Records from a dataset:

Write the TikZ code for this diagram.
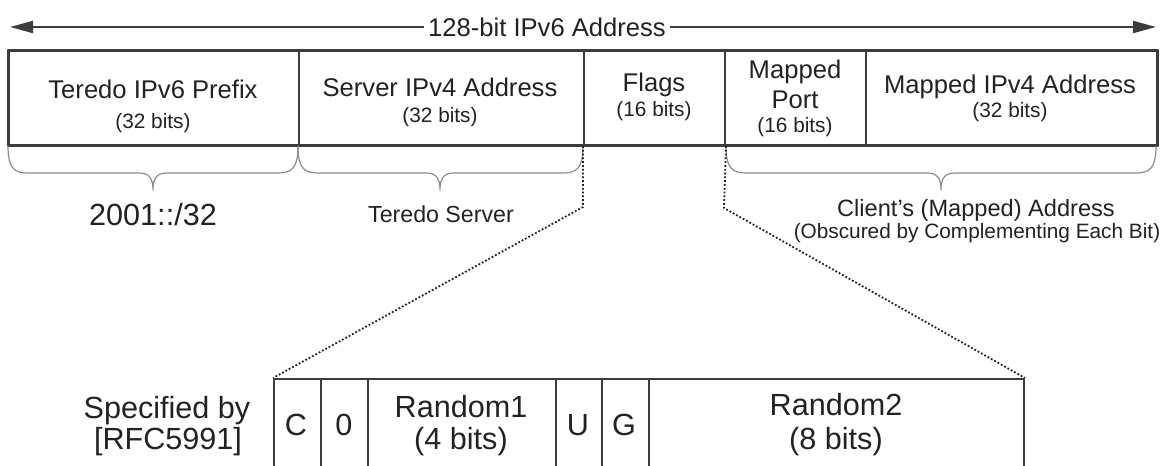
\documentclass[tikz,border=0pt]{standalone}
\usepackage{fontspec}
\setmainfont{Liberation Sans}
\usetikzlibrary{arrows.meta}
\definecolor{ink}{HTML}{222222}
\definecolor{edge}{HTML}{3C3C3C}
\definecolor{brk}{HTML}{8C8C8C}
\tikzset{fig/.style={line join=round,x=0.5pt,y=-0.5pt},
  fld/.style={draw=edge,line width=1pt,inner sep=0pt,anchor=north west,minimum height=47pt},
  big/.style={font=\fontsize{12.8}{15}\selectfont,text=ink,anchor=base,inner sep=0pt},
  sml/.style={font=\fontsize{10.4}{12}\selectfont,text=ink,anchor=base,inner sep=0pt},
  lrg/.style={font=\fontsize{15.3}{18}\selectfont,text=ink,anchor=base,inner sep=0pt},
  dots/.style={draw=ink,line width=0.9pt,densely dotted},
  brc/.style={draw=brk,line width=0.6pt},
  arr/.style={draw=edge,line width=1pt,-{Triangle[length=11.5pt,width=6pt]}}}
\newcommand\curly[3]{\draw[brc](#1,146)..controls(#1,168)and({#1+6},173)..({#1+20},173)--({#2-14},173)
  ..controls({#2-4},173)and(#2,178)..(#2,190)..controls(#2,178)and({#2+4},173)..({#2+14},173)
  --({#3-20},173)..controls({#3-6},173)and(#3,168)..(#3,146);}

\begin{document}
\begin{tikzpicture}[fig]
  \clip(0,0)rectangle(1164,466);
  % total width arrow
  \node[big,anchor=center,inner sep=2pt](ttl)at(547,27){128-bit IPv6 Address};
  \coordinate(lt)at(10,27);\coordinate(rt)at(1156,27);
  \draw[arr](ttl.west)--(lt);\draw[arr](ttl.east)--(rt);
  % address fields
  \node[fld,minimum width=145pt](pfx)at(8,50){};
  \node[fld,minimum width=142.5pt](srv)at(298,50){};
  \node[fld,minimum width=70.5pt](flg)at(583,50){};
  \node[fld,minimum width=70.5pt](prt)at(724,50){};
  \node[fld,minimum width=145.5pt](map)at(865,50){};
  \draw[edge,line width=1.4pt](pfx.north west)rectangle(map.south east);
  \node[big](pfx1)at(153,98){Teredo IPv6 Prefix};\node[sml](pfx2)at(153,128){(32 bits)};
  \node[big](srv1)at(440,97){Server IPv4 Address};\node[sml](srv2)at(440,122){(32 bits)};
  \node[big](flg1)at(654,91){Flags};\node[sml](flg2)at(654,116){(16 bits)};
  \node[big](prt1)at(795,78){Mapped};\node[big](prt2)at(795,108){Port};\node[sml](prt3)at(795,133){(16 bits)};
  \node[big](map1)at(1010,93){Mapped IPv4 Address};\node[sml](map2)at(1010,118){(32 bits)};
  % braces
  \curly{8}{153}{298}\curly{298}{440}{583}\curly{726}{941}{1156}
  \node[lrg](pre)at(153,225){2001::/32};
  \node[big,font=\fontsize{11.6}{14}\selectfont](tsv)at(441,222){Teredo Server};
  \node[big,font=\fontsize{11.8}{14}\selectfont](cli1)at(976,216){Client's (Mapped) Address};
  \node[sml](cli2)at(977,238){(Obscured by Complementing Each Bit)};
  % flags detail
  \node[fld,minimum width=23.5pt,minimum height=52pt](fc)at(273,378){};
  \node[fld,minimum width=23.5pt,minimum height=52pt](fz)at(320,378){};
  \node[fld,minimum width=94pt,minimum height=52pt](fr1)at(367,378){};
  \node[fld,minimum width=23pt,minimum height=52pt](fu)at(555,378){};
  \node[fld,minimum width=23.5pt,minimum height=52pt](fg)at(601,378){};
  \node[fld,minimum width=187.5pt,minimum height=52pt](fr2)at(648,378){};
  \node[lrg](c)at(296,435){C};\node[lrg](z)at(344,435){0};
  \node[lrg](r1a)at(461,417){Random1};\node[lrg](r1b)at(461,449){(4 bits)};
  \node[lrg](u)at(578,435){U};\node[lrg](g)at(624,435){G};
  \node[lrg](r2a)at(836,415){Random2};\node[lrg](r2b)at(836,449){(8 bits)};
  \node[lrg](spec1)at(167,418){Specified by};\node[lrg](spec2)at(168,449){[RFC5991]};
  % zoom lines
  \coordinate(k1)at(583,207);\coordinate(k2)at(724,208);
  \draw[dots](flg.south west)--(k1)--(fc.north west);
  \draw[dots](flg.south east)--(k2)--(fr2.north east);
\end{tikzpicture}
\end{document}
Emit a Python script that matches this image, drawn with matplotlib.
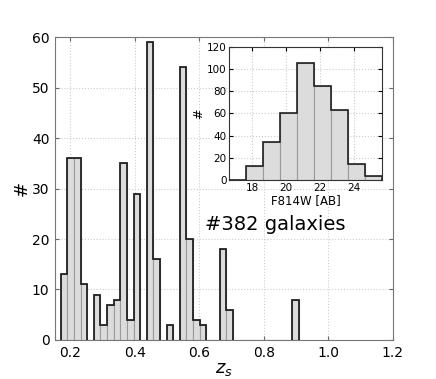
import numpy as np
import matplotlib
matplotlib.use("Agg")
import matplotlib.pyplot as plt

# redshift histogram
z_lo, z_hi, z_nbins = 0.171, 0.909, 36
z_counts = [13, 36, 36, 11, 0, 9, 3, 7, 8, 35, 4, 29, 0, 59, 16, 0, 3, 0,
            54, 20, 4, 3, 0, 0, 18, 6, 0, 0, 0, 0, 0, 0, 0, 0, 0, 8]

# F814W magnitude histogram (inset)
mag_lo, mag_hi, mag_nbins = 16.65, 25.65, 9
mag_counts = [0, 13, 34, 60, 105, 85, 63, 14, 4]

main_ticks = [0.2, 0.4, 0.6, 0.8, 1.0, 1.2]
inset_ticks = [18, 20, 22, 24]


def draw_hist(ax, counts, lo, hi, n, lw=1.3, skip_empty=False):
    edges = np.linspace(lo, hi, n + 1)
    counts = np.array(counts)
    ax.bar(edges[:-1], counts, width=np.diff(edges), align='edge',
           color='#dcdcdc', edgecolor='#9a9a9a', linewidth=0.8, zorder=2)
    if not skip_empty:
        ax.stairs(counts, edges, baseline=0, color='#222222', linewidth=lw, zorder=3)
        return
    # outline each run of non-empty bins separately
    i = 0
    while i < n:
        if counts[i] == 0:
            i += 1
            continue
        j = i
        while j < n and counts[j] > 0:
            j += 1
        ax.stairs(counts[i:j], edges[i:j + 1], baseline=0, color='#222222',
                  linewidth=lw, zorder=3)
        i = j


fig = plt.figure(figsize=(4.36, 3.79), dpi=100)
ax = fig.add_axes([0.126, 0.103, 0.775, 0.799])
draw_hist(ax, z_counts, z_lo, z_hi, z_nbins, skip_empty=True)
ax.set_xlim(0.153, 1.2)
ax.set_ylim(0, 60)
ax.set_xticks(main_ticks)
ax.set_yticks(range(0, 61, 10))
ax.grid(True, linestyle=':', color='#cccccc', linewidth=0.8, zorder=0)
ax.set_axisbelow(True)
ax.tick_params(direction='in', length=3, labelsize=10, top=True, right=True,
               color='#666666', pad=4)
for s in ax.spines.values():
    s.set_color('#777777')
ax.set_xlabel(r'$z_s$', fontsize=13, labelpad=0)
ax.set_ylabel('#', fontsize=13, labelpad=1)
ax.text(0.444, 0.38, '#382 galaxies', transform=ax.transAxes, fontsize=14,
        ha='left', va='center')

ins = fig.add_axes([0.526, 0.525, 0.35, 0.352])
draw_hist(ins, mag_counts, mag_lo, mag_hi, mag_nbins, lw=1.2)
ins.set_xlim(mag_lo, mag_hi)
ins.set_ylim(0, 120)
ins.set_xticks(inset_ticks)
ins.set_yticks(range(0, 121, 20))
ins.grid(True, linestyle=':', color='#cccccc', linewidth=0.8, zorder=0)
ins.set_axisbelow(True)
ins.tick_params(direction='in', length=3, labelsize=7.5, top=True, right=True, pad=2)
for s in ins.spines.values():
    s.set_color('#333333')
ins.set_xlabel('F814W [AB]', fontsize=8.5, labelpad=1)
ins.set_ylabel('#', fontsize=9, labelpad=1)

fig.savefig('out.png', dpi=100)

» Written exercise: From start to finish, output the listing exactly, but omit its pictures.

» Task result:
Write the TikZ code for this diagram.
\documentclass[tikz,border=0pt]{standalone}
\usepackage{fontspec}
\setmainfont{Liberation Sans}
\usetikzlibrary{arrows.meta}
\definecolor{ink}{HTML}{222222}
\definecolor{edge}{HTML}{3C3C3C}
\definecolor{brk}{HTML}{8C8C8C}
\tikzset{fig/.style={line join=round,x=0.5pt,y=-0.5pt},
  fld/.style={draw=edge,line width=1pt,inner sep=0pt,anchor=north west,minimum height=47pt},
  big/.style={font=\fontsize{12.8}{15}\selectfont,text=ink,anchor=base,inner sep=0pt},
  sml/.style={font=\fontsize{10.4}{12}\selectfont,text=ink,anchor=base,inner sep=0pt},
  lrg/.style={font=\fontsize{15.3}{18}\selectfont,text=ink,anchor=base,inner sep=0pt},
  dots/.style={draw=ink,line width=0.9pt,densely dotted},
  brc/.style={draw=brk,line width=0.6pt},
  arr/.style={draw=edge,line width=1pt,-{Triangle[length=11.5pt,width=6pt]}}}
\newcommand\curly[3]{\draw[brc](#1,146)..controls(#1,168)and({#1+6},173)..({#1+20},173)--({#2-14},173)
  ..controls({#2-4},173)and(#2,178)..(#2,190)..controls(#2,178)and({#2+4},173)..({#2+14},173)
  --({#3-20},173)..controls({#3-6},173)and(#3,168)..(#3,146);}

\begin{document}
\begin{tikzpicture}[fig]
  \clip(0,0)rectangle(1164,466);
  % total width arrow
  \node[big,anchor=center,inner sep=2pt](ttl)at(547,27){128-bit IPv6 Address};
  \coordinate(lt)at(10,27);\coordinate(rt)at(1156,27);
  \draw[arr](ttl.west)--(lt);\draw[arr](ttl.east)--(rt);
  % address fields
  \node[fld,minimum width=145pt](pfx)at(8,50){};
  \node[fld,minimum width=142.5pt](srv)at(298,50){};
  \node[fld,minimum width=70.5pt](flg)at(583,50){};
  \node[fld,minimum width=70.5pt](prt)at(724,50){};
  \node[fld,minimum width=145.5pt](map)at(865,50){};
  \draw[edge,line width=1.4pt](pfx.north west)rectangle(map.south east);
  \node[big](pfx1)at(153,98){Teredo IPv6 Prefix};\node[sml](pfx2)at(153,128){(32 bits)};
  \node[big](srv1)at(440,97){Server IPv4 Address};\node[sml](srv2)at(440,122){(32 bits)};
  \node[big](flg1)at(654,91){Flags};\node[sml](flg2)at(654,116){(16 bits)};
  \node[big](prt1)at(795,78){Mapped};\node[big](prt2)at(795,108){Port};\node[sml](prt3)at(795,133){(16 bits)};
  \node[big](map1)at(1010,93){Mapped IPv4 Address};\node[sml](map2)at(1010,118){(32 bits)};
  % braces
  \curly{8}{153}{298}\curly{298}{440}{583}\curly{726}{941}{1156}
  \node[lrg](pre)at(153,225){2001::/32};
  \node[big,font=\fontsize{11.6}{14}\selectfont](tsv)at(441,222){Teredo Server};
  \node[big,font=\fontsize{11.8}{14}\selectfont](cli1)at(976,216){Client's (Mapped) Address};
  \node[sml](cli2)at(977,238){(Obscured by Complementing Each Bit)};
  % flags detail
  \node[fld,minimum width=23.5pt,minimum height=52pt](fc)at(273,378){};
  \node[fld,minimum width=23.5pt,minimum height=52pt](fz)at(320,378){};
  \node[fld,minimum width=94pt,minimum height=52pt](fr1)at(367,378){};
  \node[fld,minimum width=23pt,minimum height=52pt](fu)at(555,378){};
  \node[fld,minimum width=23.5pt,minimum height=52pt](fg)at(601,378){};
  \node[fld,minimum width=187.5pt,minimum height=52pt](fr2)at(648,378){};
  \node[lrg](c)at(296,435){C};\node[lrg](z)at(344,435){0};
  \node[lrg](r1a)at(461,417){Random1};\node[lrg](r1b)at(461,449){(4 bits)};
  \node[lrg](u)at(578,435){U};\node[lrg](g)at(624,435){G};
  \node[lrg](r2a)at(836,415){Random2};\node[lrg](r2b)at(836,449){(8 bits)};
  \node[lrg](spec1)at(167,418){Specified by};\node[lrg](spec2)at(168,449){[RFC5991]};
  % zoom lines
  \coordinate(k1)at(583,207);\coordinate(k2)at(724,208);
  \draw[dots](flg.south west)--(k1)--(fc.north west);
  \draw[dots](flg.south east)--(k2)--(fr2.north east);
\end{tikzpicture}
\end{document}
Emit a Python script that matches this image, drawn with matplotlib.
import numpy as np
import matplotlib
matplotlib.use("Agg")
import matplotlib.pyplot as plt

# redshift histogram
z_lo, z_hi, z_nbins = 0.171, 0.909, 36
z_counts = [13, 36, 36, 11, 0, 9, 3, 7, 8, 35, 4, 29, 0, 59, 16, 0, 3, 0,
            54, 20, 4, 3, 0, 0, 18, 6, 0, 0, 0, 0, 0, 0, 0, 0, 0, 8]

# F814W magnitude histogram (inset)
mag_lo, mag_hi, mag_nbins = 16.65, 25.65, 9
mag_counts = [0, 13, 34, 60, 105, 85, 63, 14, 4]

main_ticks = [0.2, 0.4, 0.6, 0.8, 1.0, 1.2]
inset_ticks = [18, 20, 22, 24]


def draw_hist(ax, counts, lo, hi, n, lw=1.3, skip_empty=False):
    edges = np.linspace(lo, hi, n + 1)
    counts = np.array(counts)
    ax.bar(edges[:-1], counts, width=np.diff(edges), align='edge',
           color='#dcdcdc', edgecolor='#9a9a9a', linewidth=0.8, zorder=2)
    if not skip_empty:
        ax.stairs(counts, edges, baseline=0, color='#222222', linewidth=lw, zorder=3)
        return
    # outline each run of non-empty bins separately
    i = 0
    while i < n:
        if counts[i] == 0:
            i += 1
            continue
        j = i
        while j < n and counts[j] > 0:
            j += 1
        ax.stairs(counts[i:j], edges[i:j + 1], baseline=0, color='#222222',
                  linewidth=lw, zorder=3)
        i = j


fig = plt.figure(figsize=(4.36, 3.79), dpi=100)
ax = fig.add_axes([0.126, 0.103, 0.775, 0.799])
draw_hist(ax, z_counts, z_lo, z_hi, z_nbins, skip_empty=True)
ax.set_xlim(0.153, 1.2)
ax.set_ylim(0, 60)
ax.set_xticks(main_ticks)
ax.set_yticks(range(0, 61, 10))
ax.grid(True, linestyle=':', color='#cccccc', linewidth=0.8, zorder=0)
ax.set_axisbelow(True)
ax.tick_params(direction='in', length=3, labelsize=10, top=True, right=True,
               color='#666666', pad=4)
for s in ax.spines.values():
    s.set_color('#777777')
ax.set_xlabel(r'$z_s$', fontsize=13, labelpad=0)
ax.set_ylabel('#', fontsize=13, labelpad=1)
ax.text(0.444, 0.38, '#382 galaxies', transform=ax.transAxes, fontsize=14,
        ha='left', va='center')

ins = fig.add_axes([0.526, 0.525, 0.35, 0.352])
draw_hist(ins, mag_counts, mag_lo, mag_hi, mag_nbins, lw=1.2)
ins.set_xlim(mag_lo, mag_hi)
ins.set_ylim(0, 120)
ins.set_xticks(inset_ticks)
ins.set_yticks(range(0, 121, 20))
ins.grid(True, linestyle=':', color='#cccccc', linewidth=0.8, zorder=0)
ins.set_axisbelow(True)
ins.tick_params(direction='in', length=3, labelsize=7.5, top=True, right=True, pad=2)
for s in ins.spines.values():
    s.set_color('#333333')
ins.set_xlabel('F814W [AB]', fontsize=8.5, labelpad=1)
ins.set_ylabel('#', fontsize=9, labelpad=1)

fig.savefig('out.png', dpi=100)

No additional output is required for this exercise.